I won't dwell on the Eid celebrations, the decorations, the finery, the mehendi ,the "Eidis" (gifts) which all children look forward to excitedly. Or the Eid prayer, which is the heart of Eid. All of those are integral parts of the day, of course.
Once everyone is back home and has had breakfast, a steady stream of visitors descends onto my in-laws' house. Being the oldest in a large clan, my MIL's house is always a centre of activity. I call it the "Family headquarters".
My sasurji, after meeting the first few visitors, sets out to individually visit every one of his children's homes. All 8 homes of his daughters and daughters-in-law. The point of the visit is of course, to visit his children on the festival. But the fun part is when he samples each and every one's cooking and at the end of the day, declares one winner - the maker of the best sheer khurma. (He just 'samples' the food - being very careful about his diet and health).
This 'competition' has become something to look forward to.....
All my 'jethani's (husband's brothers' wives) and 'nands' vie to produce the best dessert. I spent one Eid with them in India, before moving to Ireland. As I was the bride and the youngest DIL, I wasn't expected to cook (did you hear that, girls??? I didn't cook in my in-laws' house for a year, and when I go back on vacation, I'm the 'guest' so I still don't). Anyway, I had the occasion to sample all their cooking (hubby and I went with him), and at the end of the day, the 'winner' was my 2nd eldest 'jethaniji', a superb cook. (Winner 3 years running).
I joked that my FIL had acted impartially - having picked a bahu over his 6 betis. I was new in the house and naive. As time passed, I came to know that in this family, at least, there isn't much difference between the bahus and the betis. Which is something truly wonderful. As far as he is concerned, they're all his betis.

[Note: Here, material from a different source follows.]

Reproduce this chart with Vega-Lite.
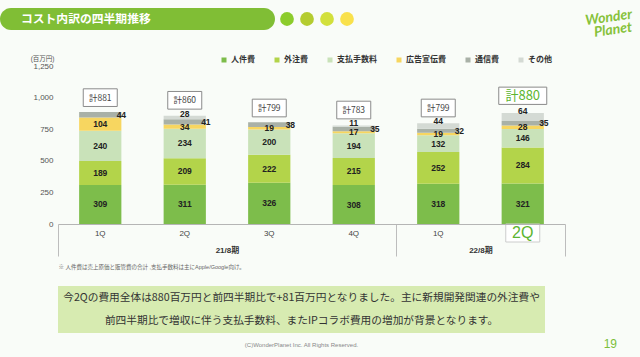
{
  "$schema": "https://vega.github.io/schema/vega-lite/v6.json",
  "background": "#f9fcf8",
  "padding": {"left": 0, "top": 7, "right": 8, "bottom": 10},
  "spacing": 15,
  "config": {
    "font": "Liberation Sans, Noto Sans CJK JP",
    "view": {"stroke": null}
  },
  "resolve": {"scale": {"color": "independent"}},
  "datasets": {
    "costs": [
      {"q": "21-1Q", "cat": "人件費", "rank": 1, "v": 309},
      {"q": "21-1Q", "cat": "外注費", "rank": 2, "v": 189},
      {"q": "21-1Q", "cat": "支払手数料", "rank": 3, "v": 240},
      {"q": "21-1Q", "cat": "広告宣伝費", "rank": 4, "v": 104},
      {"q": "21-1Q", "cat": "通信費", "rank": 5, "v": 44},
      {"q": "21-2Q", "cat": "人件費", "rank": 1, "v": 311},
      {"q": "21-2Q", "cat": "外注費", "rank": 2, "v": 209},
      {"q": "21-2Q", "cat": "支払手数料", "rank": 3, "v": 234},
      {"q": "21-2Q", "cat": "広告宣伝費", "rank": 4, "v": 34},
      {"q": "21-2Q", "cat": "通信費", "rank": 5, "v": 41},
      {"q": "21-2Q", "cat": "その他", "rank": 6, "v": 28},
      {"q": "21-3Q", "cat": "人件費", "rank": 1, "v": 326},
      {"q": "21-3Q", "cat": "外注費", "rank": 2, "v": 222},
      {"q": "21-3Q", "cat": "支払手数料", "rank": 3, "v": 200},
      {"q": "21-3Q", "cat": "広告宣伝費", "rank": 4, "v": 19},
      {"q": "21-3Q", "cat": "通信費", "rank": 5, "v": 38},
      {"q": "21-4Q", "cat": "人件費", "rank": 1, "v": 308},
      {"q": "21-4Q", "cat": "外注費", "rank": 2, "v": 215},
      {"q": "21-4Q", "cat": "支払手数料", "rank": 3, "v": 194},
      {"q": "21-4Q", "cat": "広告宣伝費", "rank": 4, "v": 17},
      {"q": "21-4Q", "cat": "通信費", "rank": 5, "v": 35},
      {"q": "21-4Q", "cat": "その他", "rank": 6, "v": 11},
      {"q": "22-1Q", "cat": "人件費", "rank": 1, "v": 318},
      {"q": "22-1Q", "cat": "外注費", "rank": 2, "v": 252},
      {"q": "22-1Q", "cat": "支払手数料", "rank": 3, "v": 132},
      {"q": "22-1Q", "cat": "広告宣伝費", "rank": 4, "v": 19},
      {"q": "22-1Q", "cat": "通信費", "rank": 5, "v": 32},
      {"q": "22-1Q", "cat": "その他", "rank": 6, "v": 44},
      {"q": "22-2Q", "cat": "人件費", "rank": 1, "v": 321},
      {"q": "22-2Q", "cat": "外注費", "rank": 2, "v": 284},
      {"q": "22-2Q", "cat": "支払手数料", "rank": 3, "v": 146},
      {"q": "22-2Q", "cat": "広告宣伝費", "rank": 4, "v": 28},
      {"q": "22-2Q", "cat": "通信費", "rank": 5, "v": 35},
      {"q": "22-2Q", "cat": "その他", "rank": 6, "v": 64}
    ],
    "totals": [
      {"q": "21-1Q", "total": 881, "label": "計881", "hl": false},
      {"q": "21-2Q", "total": 860, "label": "計860", "hl": false},
      {"q": "21-3Q", "total": 799, "label": "計799", "hl": false},
      {"q": "21-4Q", "total": 783, "label": "計783", "hl": false},
      {"q": "22-1Q", "total": 799, "label": "計799", "hl": false},
      {"q": "22-2Q", "total": 880, "label": "計880", "hl": true}
    ]
  },
  "vconcat": [
    {
      "spacing": 2,
      "hconcat": [
        {
          "width": 275, "height": 22,
          "view": {"fill": "#80be35", "stroke": null, "cornerRadius": 11},
          "data": {"values": [{"t": "コスト内訳の四半期推移"}]},
          "mark": {"type": "text", "color": "#ffffff", "fontSize": 11.8, "fontWeight": "bold", "font": "Noto Sans CJK JP", "align": "left", "baseline": "middle"},
          "encoding": {
            "text": {"field": "t"},
            "x": {"field": "t", "type": "nominal", "axis": null, "bandPosition": 0, "scale": {"type": "band", "paddingInner": 0, "paddingOuter": 0.09}}
          }
        },
        {
          "width": 80, "height": 22,
          "data": {"values": [{"c": "1"}, {"c": "2"}, {"c": "3"}, {"c": "4"}]},
          "mark": {"type": "circle", "size": 190, "opacity": 1},
          "encoding": {
            "x": {"field": "c", "type": "nominal", "axis": null, "scale": {"type": "point", "padding": 0.5}},
            "color": {"field": "c", "type": "nominal", "legend": null, "scale": {"range": ["#8ccc2c", "#b4cc30", "#d2e03c", "#f9e14c"]}}
          }
        },
        {
          "width": 273, "height": 26,
          "data": {"values": [{"w": "Wonder"}, {"w": "Planet"}]},
          "mark": {"type": "text", "color": "#86c23a", "fontSize": 14, "fontStyle": "italic", "fontWeight": "bold", "font": "Lato", "align": "right", "baseline": "middle", "angle": -8},
          "encoding": {
            "text": {"field": "w"},
            "y": {"field": "w", "type": "nominal", "sort": null, "axis": null},
            "x": {"value": "width"}
          }
        }
      ]
    },
    {
      "spacing": 0,
      "hconcat": [
        {
          "width": 30, "height": 10,
          "data": {"values": [{"t": ""}]},
          "mark": {"type": "text"},
          "encoding": {"text": {"field": "t"}}
        },
        {
          "width": 507, "height": 158,
          "resolve": {"axis": {"x": "independent", "y": "independent"}},
          "layer": [
            {
              "data": {"name": "costs"},
              "mark": {"type": "bar", "width": {"band": 0.5}},
              "encoding": {
                "x": {
                  "field": "q", "type": "nominal", "sort": null,
                  "scale": {"domain": ["21-1Q", "21-2Q", "21-3Q", "21-4Q", "22-1Q", "22-2Q"], "paddingInner": 0, "paddingOuter": 0},
                  "axis": {
                    "orient": "bottom", "title": null, "zindex": 1, "domain": true, "domainColor": "#b5b5b5", "ticks": false, "labelAngle": 0,
                    "labelExpr": "split(datum.value, '-')[1]",
                    "labelFontSize": {"condition": {"test": "datum.value == '22-2Q'", "value": 16}, "value": 8},
                    "labelColor": {"condition": {"test": "datum.value == '22-2Q'", "value": "#5cb531"}, "value": "#444444"},
                    "labelPadding": {"condition": {"test": "datum.value == '22-2Q'", "value": 0}, "value": 5},
                    "labelFontWeight": "normal"
                  }
                },
                "y": {
                  "field": "v", "type": "quantitative", "stack": "zero",
                  "scale": {"domain": [0, 1250], "nice": false},
                  "axis": {
                    "orient": "left",
                    "title": "(百万円)", "titleAngle": 0, "titleAlign": "right", "titleBaseline": "middle", "titleX": -4, "titleY": -8,
                    "titleFontSize": 6.5, "titleFontWeight": "normal", "titleColor": "#555555",
                    "domain": false, "ticks": false, "grid": false, "labelFontSize": 8, "labelColor": "#555555", "labelPadding": 5,
                    "values": [0, 250, 500, 750, 1000, 1250], "format": ",.0f"
                  }
                },
                "color": {
                  "field": "cat", "type": "nominal",
                  "scale": {
                    "domain": ["人件費", "外注費", "支払手数料", "広告宣伝費", "通信費", "その他"],
                    "range": ["#7dbd4b", "#b3d44a", "#c9e2b9", "#f7d660", "#a9b1a7", "#d4dad4"]
                  },
                  "legend": {
                    "title": null, "orient": "none", "legendX": 220, "legendY": -10, "direction": "horizontal",
                    "symbolType": "square", "symbolSize": 25, "symbolStrokeWidth": 0, "labelFontSize": 8, "labelFontWeight": "bold",
                    "labelColor": "#333333", "columnPadding": 18, "labelOffset": 3, "padding": 0
                  }
                },
                "order": {"field": "rank", "type": "quantitative"}
              }
            },
            {
              "data": {"name": "costs"},
              "mark": {"type": "text", "fontSize": 8.5, "fontWeight": "bold", "color": "#222222", "baseline": "middle"},
              "encoding": {
                "x": {
                  "field": "q", "type": "nominal", "sort": null,
                  "axis": {
                    "orient": "bottom", "domain": false, "ticks": true, "tickBand": "extent", "tickSize": 32, "tickColor": "#bdbdbd", "tickWidth": 1,
                    "tickOpacity": {"condition": {"test": "datum.extra || datum.value == '21-4Q' || datum.value == '22-2Q'", "value": 1}, "value": 0},
                    "labelExpr": "datum.value == '21-2Q' ? '21/8期' : datum.value == '22-1Q' ? '22/8期' : ''",
                    "labelAngle": 0, "labelOffset": 42.2, "labelPadding": -10, "labelFontSize": 8, "labelFontWeight": "bold", "labelColor": "#333333",
                    "title": "※ 人件費は売上原価と販管費の合計 ,支払手数料は主にApple/Google向け。",
                    "titleAnchor": "start", "titleAlign": "left", "titleFontSize": 5.5, "titleFontWeight": "normal", "titleColor": "#666666", "titlePadding": 8
                  }
                },
                "y": {"field": "v", "type": "quantitative", "stack": "zero", "bandPosition": 0.5, "axis": null},
                "detail": {"field": "cat"},
                "order": {"field": "rank", "type": "quantitative"},
                "text": {"condition": {"test": "datum.cat != '通信費' && datum.cat != 'その他'", "field": "v", "type": "quantitative"}, "value": ""}
              }
            },
            {
              "data": {"name": "costs"},
              "mark": {"type": "text", "fontSize": 8.5, "fontWeight": "bold", "color": "#222222", "baseline": "middle", "align": "center"},
              "encoding": {
                "x": {"field": "q", "type": "nominal", "sort": null, "bandPosition": 0.75, "axis": null},
                "y": {"field": "v", "type": "quantitative", "stack": "zero", "bandPosition": 0.5, "axis": null},
                "detail": {"field": "cat"},
                "order": {"field": "rank", "type": "quantitative"},
                "text": {"condition": {"test": "datum.cat == '通信費'", "field": "v", "type": "quantitative"}, "value": ""}
              }
            },
            {
              "data": {"name": "costs"},
              "mark": {"type": "text", "fontSize": 8.5, "fontWeight": "bold", "color": "#222222", "baseline": "middle", "dy": -2},
              "encoding": {
                "x": {"field": "q", "type": "nominal", "sort": null, "axis": null},
                "y": {"field": "v", "type": "quantitative", "stack": "zero", "axis": null},
                "detail": {"field": "cat"},
                "order": {"field": "rank", "type": "quantitative"},
                "text": {"condition": {"test": "datum.cat == 'その他'", "field": "v", "type": "quantitative"}, "value": ""}
              }
            },
            {
              "data": {"name": "totals"},
              "transform": [{"filter": "!datum.hl"}],
              "mark": {"type": "point", "shape": "M-1,-0.52H1V0.52H-1Z", "size": 1156, "filled": true, "fill": "#ffffff", "stroke": "#8a8a8a", "strokeWidth": 1, "opacity": 1, "yOffset": -15},
              "encoding": {
                "x": {"field": "q", "type": "nominal", "sort": null, "axis": null},
                "y": {"field": "total", "type": "quantitative", "axis": null}
              }
            },
            {
              "data": {"name": "totals"},
              "transform": [{"filter": "!datum.hl"}],
              "mark": {"type": "text", "fontSize": 8.5, "color": "#444444", "font": "Noto Sans CJK JP", "baseline": "middle", "yOffset": -15},
              "encoding": {
                "x": {"field": "q", "type": "nominal", "sort": null, "axis": null},
                "y": {"field": "total", "type": "quantitative", "axis": null},
                "text": {"field": "label"}
              }
            },
            {
              "data": {"name": "totals"},
              "transform": [{"filter": "datum.hl"}],
              "mark": {"type": "point", "shape": "M-1,-0.36H1V0.36H-1Z", "size": 2304, "filled": true, "fill": "#ffffff", "stroke": "#8a8a8a", "strokeWidth": 1, "opacity": 1, "yOffset": -17},
              "encoding": {
                "x": {"field": "q", "type": "nominal", "sort": null, "axis": null},
                "y": {"field": "total", "type": "quantitative", "axis": null}
              }
            },
            {
              "data": {"name": "totals"},
              "transform": [{"filter": "datum.hl"}],
              "mark": {"type": "text", "fontSize": 13, "color": "#5cb531", "font": "Noto Sans CJK JP", "baseline": "middle", "yOffset": -17},
              "encoding": {
                "x": {"field": "q", "type": "nominal", "sort": null, "axis": null},
                "y": {"field": "total", "type": "quantitative", "axis": null},
                "text": {"field": "label"}
              }
            },
            {
              "data": {"name": "totals"},
              "transform": [{"filter": "datum.hl"}],
              "mark": {"type": "point", "shape": "M-1,-0.53H1V0.53H-1Z", "size": 1156, "filled": true, "fill": "#ffffff", "stroke": "#cccccc", "strokeWidth": 1, "opacity": 1, "yOffset": 9},
              "encoding": {
                "x": {"field": "q", "type": "nominal", "sort": null, "axis": null},
                "y": {"datum": 0, "type": "quantitative", "axis": null}
              }
            }
          ]
        }
      ]
    },
    {
      "spacing": 0,
      "hconcat": [
        {
          "width": 58, "height": 10,
          "data": {"values": [{"t": ""}]},
          "mark": {"type": "text"},
          "encoding": {"text": {"field": "t"}}
        },
        {
          "width": 487, "height": 47,
          "view": {"fill": "#d7ebb1", "stroke": null},
          "title": {"text": "(C)WonderPlanet Inc.  All Rights Reserved.", "orient": "bottom", "anchor": "middle", "fontSize": 6, "fontWeight": "normal", "color": "#888888", "offset": 9},
          "data": {"values": [
            {"line": "今2Qの費用全体は880百万円と前四半期比で+81百万円となりました。主に新規開発関連の外注費や"},
            {"line": "前四半期比で増収に伴う支払手数料、またIPコラボ費用の増加が背景となります。"}
          ]},
          "mark": {"type": "text", "fontSize": 10.7, "color": "#333333", "font": "Noto Sans CJK JP", "baseline": "middle"},
          "encoding": {
            "text": {"field": "line"},
            "y": {"field": "line", "type": "nominal", "sort": null, "axis": null}
          }
        },
        {
          "width": 72, "height": 58,
          "data": {"values": [{"p": "19"}]},
          "mark": {"type": "text", "fontSize": 12, "color": "#7cbf3a", "align": "right", "baseline": "middle"},
          "encoding": {
            "text": {"field": "p"},
            "x": {"value": "width"},
            "y": {"value": "height"}
          }
        }
      ]
    }
  ]
}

The "competition" is an excuse. The actual Eid tradition that Abba is carrying on is visiting the daughters' homes and making them feel special. It does make everyone feel special when "Nana-hazrat" (or "Dada") shows up at the door. The children excitedly look forward to Nana's Eidis. We cherish the time when he puts his affectionate, benevolent hand on our heads and gives us his dua's (prayers).
My first and only Eid in my sasural was a memorable one. I look forward to the day when I will relocate to India again - I don't know when that will be, but I hope 'Abba' is healthy enough to visit my home, when I present him with my cooking. I know I would have a slim chance of winning, but more than that, I look forward to his tender hand on my head, blessing me, my husband and my children, praying for our health and long life, our success and happiness, in this world and the next. Inshallah.